From the listing below, pull out the lines that hold "this".

Data entries:

☆ ☆ ☆ ☆

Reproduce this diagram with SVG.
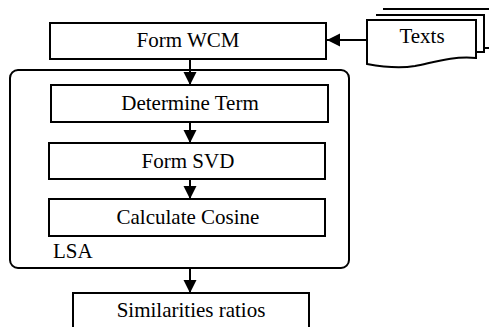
<svg xmlns="http://www.w3.org/2000/svg" width="489" height="327" viewBox="0 0 489 327">
<defs>
<style>
.box{fill:#fff;stroke:#000;stroke-width:2}
.ln{stroke:#000;stroke-width:2;fill:none}
.t{font-family:'Liberation Serif',serif;font-size:21px;fill:#000;stroke:none;text-anchor:middle}
</style>
<marker id="ah" markerWidth="13" markerHeight="14" refX="14" refY="7" orient="auto" markerUnits="userSpaceOnUse" viewBox="0 0 14 14">
<path d="M0,0 L14,7 L0,14 Z" fill="#000"/>
</marker>
</defs>
<rect width="489" height="327" fill="#fff"/>
<g id="lsa">
<rect class="box" x="10" y="70" width="339" height="198" rx="8"/>
<text class="t" x="53" y="258" style="text-anchor:start">LSA</text>
</g>
<g id="texts">
<path class="box" d="M383,9 H492 V48 H484"/>
<path class="box" d="M376,15 H484 V52 H476"/>
<path class="box" d="M367,20 H476 V58 C452,56 435,62 415,66 C398,69 383,67 367,64 Z"/>
<text class="t" x="422" y="43">Texts</text>
</g>
<g id="formwcm">
<rect class="box" x="50" y="23" width="276" height="36"/>
<text class="t" x="188" y="47">Form WCM</text>
</g>
<g id="determine">
<rect class="box" x="51" y="85" width="277" height="37"/>
<text class="t" x="190" y="110">Determine Term</text>
</g>
<g id="svd">
<rect class="box" x="49" y="143" width="276" height="36"/>
<text class="t" x="188" y="168">Form SVD</text>
</g>
<g id="cosine">
<rect class="box" x="49" y="199" width="276" height="37"/>
<text class="t" x="188" y="224">Calculate Cosine</text>
</g>
<g id="similarities">
<rect class="box" x="73" y="293" width="236" height="40"/>
<text class="t" x="191" y="317">Similarities ratios</text>
</g>
<g id="connectors">
<line class="ln" x1="367" y1="40" x2="327" y2="40" marker-end="url(#ah)"/>
<line class="ln" x1="190" y1="59" x2="190" y2="85" marker-end="url(#ah)"/>
<line class="ln" x1="190" y1="122" x2="190" y2="143" marker-end="url(#ah)"/>
<line class="ln" x1="190" y1="179" x2="190" y2="199" marker-end="url(#ah)"/>
<line class="ln" x1="190" y1="268" x2="190" y2="293" marker-end="url(#ah)"/>
</g>
</svg>
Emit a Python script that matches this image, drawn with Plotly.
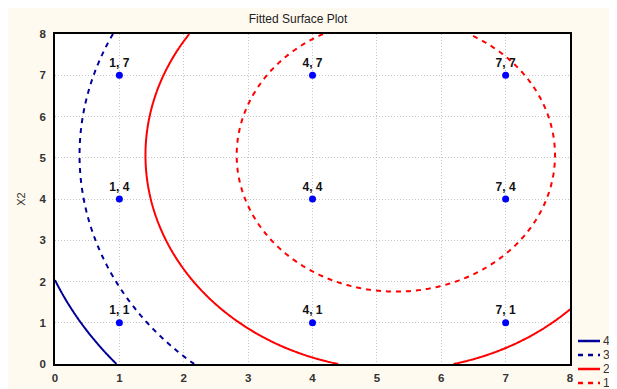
import numpy as np
import plotly.graph_objects as go

# Design points (X1, X2) and estimated response values at each point
x_pts = [1, 1, 1, 4, 4, 4, 7, 7, 7]
y_pts = [1, 4, 7, 1, 4, 7, 1, 4, 7]
z_pts = [3.39, 2.44, 2.60, 1.53, 0.58, 0.74, 1.67, 0.71, 0.88]
point_labels = [f"{a}, {b}" for a, b in zip(x_pts, y_pts)]

# Contour levels and styles (legend order top to bottom)
levels = [4, 3, 2, 1]
level_colors = ["#000099", "#000099", "#FF0000", "#FF0000"]
level_dash = ["solid", "5px,5px", "solid", "5px,5px"]

tick_vals = [0, 1, 2, 3, 4, 5, 6, 7, 8]

# Quadratic fitted surface (least squares on the design points)
X = np.array(x_pts, float)
Y = np.array(y_pts, float)
A = np.column_stack([np.ones_like(X), X, Y, X**2, X * Y, Y**2])
coef, *_ = np.linalg.lstsq(A, np.array(z_pts, float), rcond=None)
gx = np.linspace(0, 8, 241)
gy = np.linspace(0, 8, 241)
GX, GY = np.meshgrid(gx, gy)
GZ = (coef[0] + coef[1] * GX + coef[2] * GY + coef[3] * GX**2
      + coef[4] * GX * GY + coef[5] * GY**2)

FONT = "Arial, Liberation Sans, sans-serif"
fig = go.Figure()
for lvl, col, dsh in zip(levels, level_colors, level_dash):
    fig.add_trace(go.Contour(
        x=gx, y=gy, z=GZ, showscale=False, showlegend=False, hoverinfo="skip",
        contours=dict(start=lvl, end=lvl, size=1, coloring="none"),
        line=dict(color=col, width=2, dash=dsh, smoothing=1),
    ))

fig.add_trace(go.Scatter(
    x=x_pts, y=y_pts, mode="markers+text", text=point_labels,
    textposition="top center", showlegend=False,
    marker=dict(color="#0000FF", size=7),
    textfont=dict(family=FONT, size=12, color="#111111", weight="bold"),
))

# Geometry: page offset of the figure (body margin) and plot area in page pixels
OX, OY = 8, 8
W, H = 617, 389
PL, PR, PT, PB = 55, 570, 34, 364          # plot area edges in page pixels
L, T = PL - OX, PT - OY
pw, ph = PR - PL, PB - PT
R, B = W - L - pw, H - T - ph

def px(p):
    return (p - PL) / pw

def py(p):
    return (PB - p) / ph

shapes = []
annotations = []
for i, (lvl, col, dsh) in enumerate(zip(levels, level_colors, level_dash)):
    yy = 341 + i * 14
    shapes.append(dict(type="line", xref="paper", yref="paper", x0=px(578), x1=px(600),
                       y0=py(yy), y1=py(yy), line=dict(color=col, width=2.5, dash=dsh)))
    annotations.append(dict(xref="paper", yref="paper", x=px(601), y=py(yy), text=str(lvl),
                            showarrow=False, xanchor="left", yanchor="middle",
                            font=dict(family=FONT, size=12, color="#333333")))

axis_common = dict(
    range=[0, 8], tickvals=tick_vals, showgrid=True, gridcolor="#C4C4C4", griddash="1px,2px",
    gridwidth=1, zeroline=False, showline=True, mirror=True, linecolor="black", linewidth=1.5,
    ticks="", automargin=False,
    tickfont=dict(family=FONT, size=11.5, color="#333333", weight="bold"),
)
fig.update_layout(
    width=W, height=H, margin=dict(l=L, r=R, t=T, b=B),
    paper_bgcolor="#FFFAF0", plot_bgcolor="white",
    title=dict(text="Fitted Surface Plot", x=(298 - OX) / W, xanchor="center",
               y=1 - (19 - OY) / H, yanchor="middle",
               font=dict(family=FONT, size=12, color="#222222")),
    xaxis=dict(**axis_common, ticklabelstandoff=2),
    yaxis=dict(**axis_common, ticklabelstandoff=5,
               title=dict(text="X2", standoff=12, font=dict(family=FONT, size=11, color="#333333"))),
    shapes=shapes, annotations=annotations, showlegend=False,
)
fig.write_html("out.html")
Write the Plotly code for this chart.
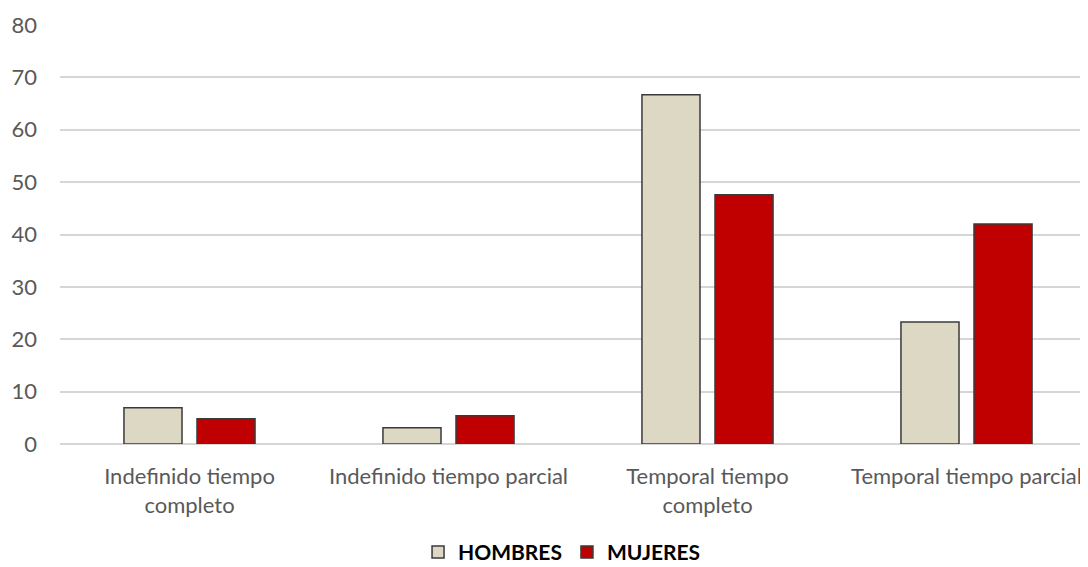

☆ ☆ ☆ ☆

Answer:
Reproduce this diagram with SVG.
Emit a Python script that matches this image, drawn with Plotly.
Write the Plotly code for this chart.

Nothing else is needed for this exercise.